──────── Entries provided
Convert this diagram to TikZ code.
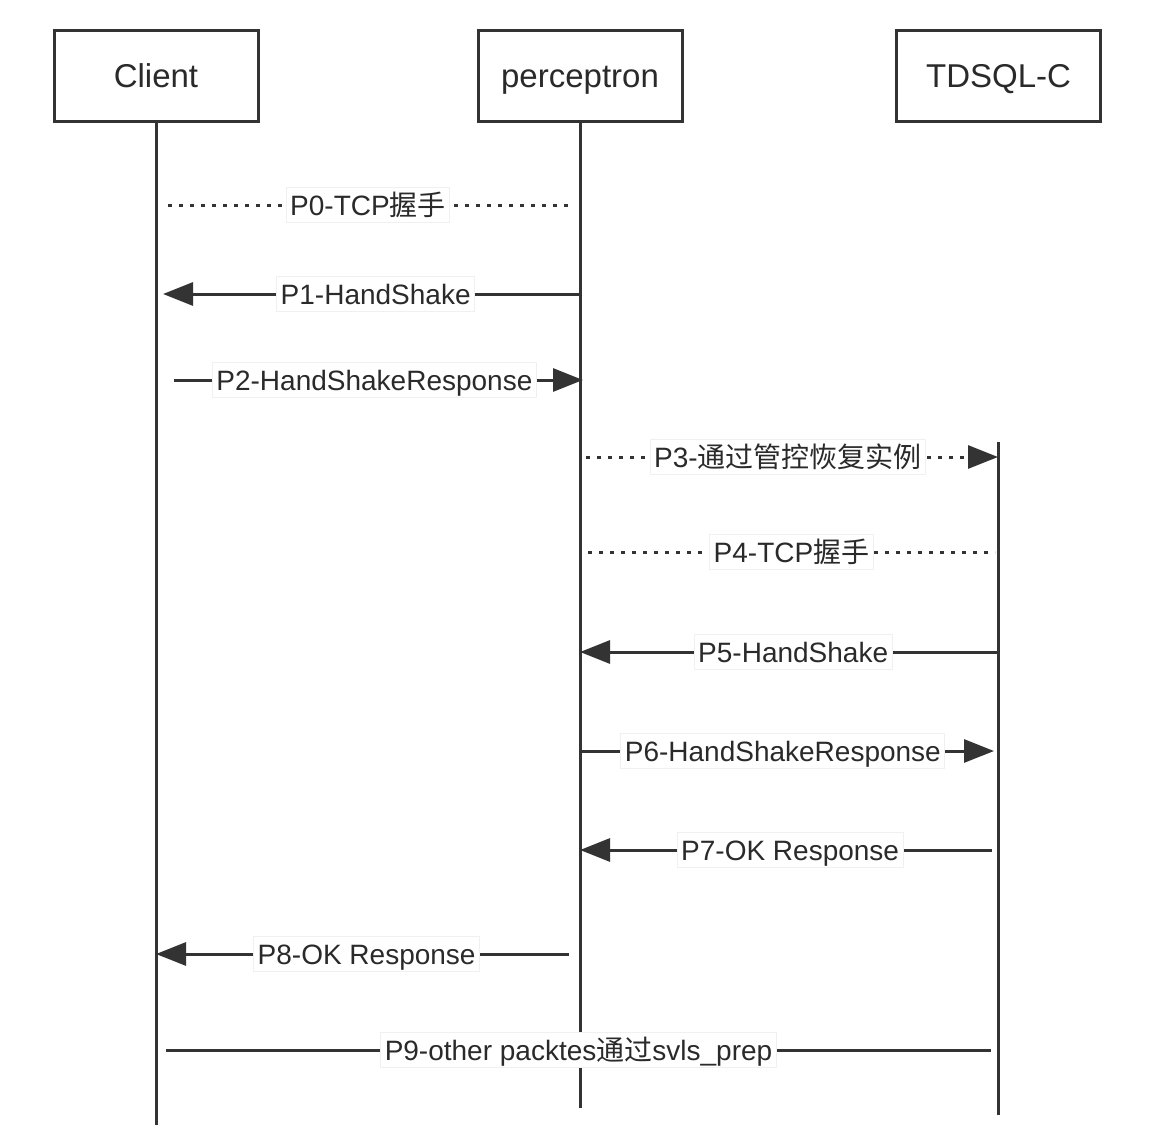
\documentclass[tikz,border=0pt]{standalone}
\usepackage{fontspec}
\setmainfont{Liberation Sans}
\newfontfamily\cjk{Noto Sans CJK SC}
\usetikzlibrary{arrows.meta}
\definecolor{fg}{HTML}{333333}
\definecolor{tx}{HTML}{2A2A2A}
\begin{document}
\begin{tikzpicture}[x=0.5pt,y=-0.5pt,
  actor/.style={draw=fg, line width=1.5pt, minimum width=102pt, minimum height=45.5pt, inner sep=0pt, text height=13pt, text depth=1.2pt, font=\fontsize{16.5}{18}\selectfont, text=tx},
  life/.style={draw=fg, line width=1.5pt},
  msg/.style={draw=fg, line width=1.5pt},
  dots/.style={draw=fg, line width=1.5pt, dash pattern=on 2pt off 3.5pt},
  head/.style={-{Triangle[length=15pt,width=11.5pt]}},
  lbl/.style={fill=white, draw=gray!12, solid, line width=0.4pt, inner sep=2pt, text height=11.75pt, text depth=1.75pt, font=\fontsize{14}{16}\selectfont, text=tx}]
\useasboundingbox[fill=white] (0,0) rectangle (1166,1140);
% actors
\node[actor] (client) at (156,75.5) {Client};
\node[actor] (perc) at (580,75.5) {perceptron};
\node[actor] (tdsql) at (998.5,75.5) {TDSQL-C};
% lifeline ends
\coordinate (cEnd) at (156,1125);
\coordinate (pEnd) at (580,1108);
\coordinate (tTop) at (998,442);
\coordinate (tEnd) at (998,1115);
\draw[life] (client.south) -- (cEnd);
\draw[life] (perc.south) -- (pEnd);
\draw[life] (tTop) -- (tEnd);
% message endpoints
\coordinate (m0a) at (168,205); \coordinate (m0b) at (572,205);
\coordinate (m1a) at (580,294); \coordinate (m1b) at (163,294);
\coordinate (m2a) at (174,380); \coordinate (m2b) at (583,380);
\coordinate (m3a) at (586,457); \coordinate (m3b) at (998,457);
\coordinate (m4a) at (588,552); \coordinate (m4b) at (995,552);
\coordinate (m5a) at (998,652); \coordinate (m5b) at (580,652);
\coordinate (m6a) at (580,751); \coordinate (m6b) at (994,751);
\coordinate (m7a) at (992,850); \coordinate (m7b) at (580,850);
\coordinate (m8a) at (569,954); \coordinate (m8b) at (156,954);
\coordinate (m9a) at (166,1050); \coordinate (m9b) at (991,1050);
% messages
\draw[dots] (m0a) -- node[lbl, pos=0.495] (l0) {P0-TCP{\cjk 握手}} (m0b);
\draw[msg, head] (m1a) -- node[lbl, pos=0.49] (l1) {P1-HandShake} (m1b);
\draw[msg, head] (m2a) -- node[lbl, pos=0.49] (l2) {P2-HandShakeResponse} (m2b);
\draw[dots, head] (m3a) -- node[lbl, pos=0.49] (l3) {P3-{\cjk 通过管控恢复实例}} (m3b);
\draw[dots] (m4a) -- node[lbl, pos=0.5] (l4) {P4-TCP{\cjk 握手}} (m4b);
\draw[msg, head] (m5a) -- node[lbl, pos=0.49] (l5) {P5-HandShake} (m5b);
\draw[msg, head] (m6a) -- node[lbl, pos=0.49] (l6) {P6-HandShakeResponse} (m6b);
\draw[msg, head] (m7a) -- node[lbl, pos=0.49] (l7) {P7-OK Response} (m7b);
\draw[msg, head] (m8a) -- node[lbl, pos=0.49] (l8) {P8-OK Response} (m8b);
\draw[msg] (m9a) -- node[lbl, pos=0.5] (l9) {P9-other packtes{\cjk 通过}svls\_prep} (m9b);
\end{tikzpicture}
\end{document}
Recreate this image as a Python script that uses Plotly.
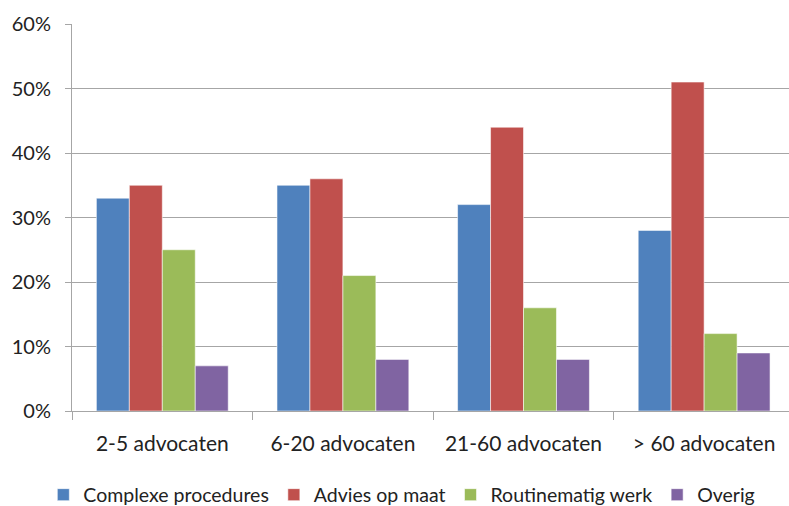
import plotly.graph_objects as go

# Firm size categories and share of work per type
categories = ["2-5 advocaten", "6-20 advocaten", "21-60 advocaten", "> 60 advocaten"]
complexe_procedures = [33, 35, 32, 28]
advies_op_maat = [35, 36, 44, 51]
routinematig_werk = [25, 21, 16, 12]
overig = [7, 8, 8, 9]

series = [
    ("Complexe procedures", complexe_procedures, "#4F81BD"),
    ("Advies op maat", advies_op_maat, "#C0504D"),
    ("Routinematig werk", routinematig_werk, "#9BBB59"),
    ("Overig", overig, "#8064A2"),
]

FONT = "Lato"
GRID = "#A6A6A6"
TEXT = "#222222"

fig = go.Figure()
for name, values, color in series:
    fig.add_trace(go.Bar(
        name=name,
        x=categories,
        y=[v / 100 for v in values],
        marker=dict(color=color, line=dict(color="rgba(255,255,255,0.55)", width=1)),
    ))

fig.update_layout(
    width=789,
    height=506,
    margin=dict(l=72, r=0, t=24, b=95, autoexpand=False),
    paper_bgcolor="white",
    plot_bgcolor="white",
    barmode="group",
    bargap=0.27,
    bargroupgap=0,
    font=dict(family=FONT, size=21, color=TEXT),
    showlegend=True,
    legend=dict(
        orientation="h",
        x=-0.04,
        xanchor="left",
        y=-0.217,
        yanchor="middle",
        font=dict(family=FONT, size=19.5, color=TEXT),
        itemwidth=30,
        tracegroupgap=0,
    ),
    xaxis=dict(
        range=[-0.5, 3.47],
        showgrid=False,
        showline=True,
        linecolor=GRID,
        linewidth=1,
        ticks="outside",
        tickson="boundaries",
        ticklen=8,
        tickcolor=GRID,
        tickfont=dict(family=FONT, size=21, color=TEXT),
        ticklabelstandoff=14,
    ),
    yaxis=dict(
        range=[0, 0.6],
        dtick=0.1,
        tickformat=".0%",
        showgrid=True,
        gridcolor=GRID,
        gridwidth=1,
        showline=True,
        linecolor=GRID,
        linewidth=1,
        ticks="outside",
        ticklen=6,
        tickcolor=GRID,
        zeroline=False,
        tickfont=dict(family=FONT, size=20, color=TEXT),
        ticklabelstandoff=10,
    ),
)

fig.write_html("out.html")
────────────────
#### [To do]
Without the pictures, retype the whole of the material above exactly.

#### [Written solution]
Convert this diagram to TikZ code.
\documentclass[tikz,border=0pt]{standalone}
\usepackage{fontspec}
\setmainfont{Liberation Sans}
\newfontfamily\cjk{Noto Sans CJK SC}
\usetikzlibrary{arrows.meta}
\definecolor{fg}{HTML}{333333}
\definecolor{tx}{HTML}{2A2A2A}
\begin{document}
\begin{tikzpicture}[x=0.5pt,y=-0.5pt,
  actor/.style={draw=fg, line width=1.5pt, minimum width=102pt, minimum height=45.5pt, inner sep=0pt, text height=13pt, text depth=1.2pt, font=\fontsize{16.5}{18}\selectfont, text=tx},
  life/.style={draw=fg, line width=1.5pt},
  msg/.style={draw=fg, line width=1.5pt},
  dots/.style={draw=fg, line width=1.5pt, dash pattern=on 2pt off 3.5pt},
  head/.style={-{Triangle[length=15pt,width=11.5pt]}},
  lbl/.style={fill=white, draw=gray!12, solid, line width=0.4pt, inner sep=2pt, text height=11.75pt, text depth=1.75pt, font=\fontsize{14}{16}\selectfont, text=tx}]
\useasboundingbox[fill=white] (0,0) rectangle (1166,1140);
% actors
\node[actor] (client) at (156,75.5) {Client};
\node[actor] (perc) at (580,75.5) {perceptron};
\node[actor] (tdsql) at (998.5,75.5) {TDSQL-C};
% lifeline ends
\coordinate (cEnd) at (156,1125);
\coordinate (pEnd) at (580,1108);
\coordinate (tTop) at (998,442);
\coordinate (tEnd) at (998,1115);
\draw[life] (client.south) -- (cEnd);
\draw[life] (perc.south) -- (pEnd);
\draw[life] (tTop) -- (tEnd);
% message endpoints
\coordinate (m0a) at (168,205); \coordinate (m0b) at (572,205);
\coordinate (m1a) at (580,294); \coordinate (m1b) at (163,294);
\coordinate (m2a) at (174,380); \coordinate (m2b) at (583,380);
\coordinate (m3a) at (586,457); \coordinate (m3b) at (998,457);
\coordinate (m4a) at (588,552); \coordinate (m4b) at (995,552);
\coordinate (m5a) at (998,652); \coordinate (m5b) at (580,652);
\coordinate (m6a) at (580,751); \coordinate (m6b) at (994,751);
\coordinate (m7a) at (992,850); \coordinate (m7b) at (580,850);
\coordinate (m8a) at (569,954); \coordinate (m8b) at (156,954);
\coordinate (m9a) at (166,1050); \coordinate (m9b) at (991,1050);
% messages
\draw[dots] (m0a) -- node[lbl, pos=0.495] (l0) {P0-TCP{\cjk 握手}} (m0b);
\draw[msg, head] (m1a) -- node[lbl, pos=0.49] (l1) {P1-HandShake} (m1b);
\draw[msg, head] (m2a) -- node[lbl, pos=0.49] (l2) {P2-HandShakeResponse} (m2b);
\draw[dots, head] (m3a) -- node[lbl, pos=0.49] (l3) {P3-{\cjk 通过管控恢复实例}} (m3b);
\draw[dots] (m4a) -- node[lbl, pos=0.5] (l4) {P4-TCP{\cjk 握手}} (m4b);
\draw[msg, head] (m5a) -- node[lbl, pos=0.49] (l5) {P5-HandShake} (m5b);
\draw[msg, head] (m6a) -- node[lbl, pos=0.49] (l6) {P6-HandShakeResponse} (m6b);
\draw[msg, head] (m7a) -- node[lbl, pos=0.49] (l7) {P7-OK Response} (m7b);
\draw[msg, head] (m8a) -- node[lbl, pos=0.49] (l8) {P8-OK Response} (m8b);
\draw[msg] (m9a) -- node[lbl, pos=0.5] (l9) {P9-other packtes{\cjk 通过}svls\_prep} (m9b);
\end{tikzpicture}
\end{document}
Recreate this image as a Python script that uses Plotly.
import plotly.graph_objects as go

# Firm size categories and share of work per type
categories = ["2-5 advocaten", "6-20 advocaten", "21-60 advocaten", "> 60 advocaten"]
complexe_procedures = [33, 35, 32, 28]
advies_op_maat = [35, 36, 44, 51]
routinematig_werk = [25, 21, 16, 12]
overig = [7, 8, 8, 9]

series = [
    ("Complexe procedures", complexe_procedures, "#4F81BD"),
    ("Advies op maat", advies_op_maat, "#C0504D"),
    ("Routinematig werk", routinematig_werk, "#9BBB59"),
    ("Overig", overig, "#8064A2"),
]

FONT = "Lato"
GRID = "#A6A6A6"
TEXT = "#222222"

fig = go.Figure()
for name, values, color in series:
    fig.add_trace(go.Bar(
        name=name,
        x=categories,
        y=[v / 100 for v in values],
        marker=dict(color=color, line=dict(color="rgba(255,255,255,0.55)", width=1)),
    ))

fig.update_layout(
    width=789,
    height=506,
    margin=dict(l=72, r=0, t=24, b=95, autoexpand=False),
    paper_bgcolor="white",
    plot_bgcolor="white",
    barmode="group",
    bargap=0.27,
    bargroupgap=0,
    font=dict(family=FONT, size=21, color=TEXT),
    showlegend=True,
    legend=dict(
        orientation="h",
        x=-0.04,
        xanchor="left",
        y=-0.217,
        yanchor="middle",
        font=dict(family=FONT, size=19.5, color=TEXT),
        itemwidth=30,
        tracegroupgap=0,
    ),
    xaxis=dict(
        range=[-0.5, 3.47],
        showgrid=False,
        showline=True,
        linecolor=GRID,
        linewidth=1,
        ticks="outside",
        tickson="boundaries",
        ticklen=8,
        tickcolor=GRID,
        tickfont=dict(family=FONT, size=21, color=TEXT),
        ticklabelstandoff=14,
    ),
    yaxis=dict(
        range=[0, 0.6],
        dtick=0.1,
        tickformat=".0%",
        showgrid=True,
        gridcolor=GRID,
        gridwidth=1,
        showline=True,
        linecolor=GRID,
        linewidth=1,
        ticks="outside",
        ticklen=6,
        tickcolor=GRID,
        zeroline=False,
        tickfont=dict(family=FONT, size=20, color=TEXT),
        ticklabelstandoff=10,
    ),
)

fig.write_html("out.html")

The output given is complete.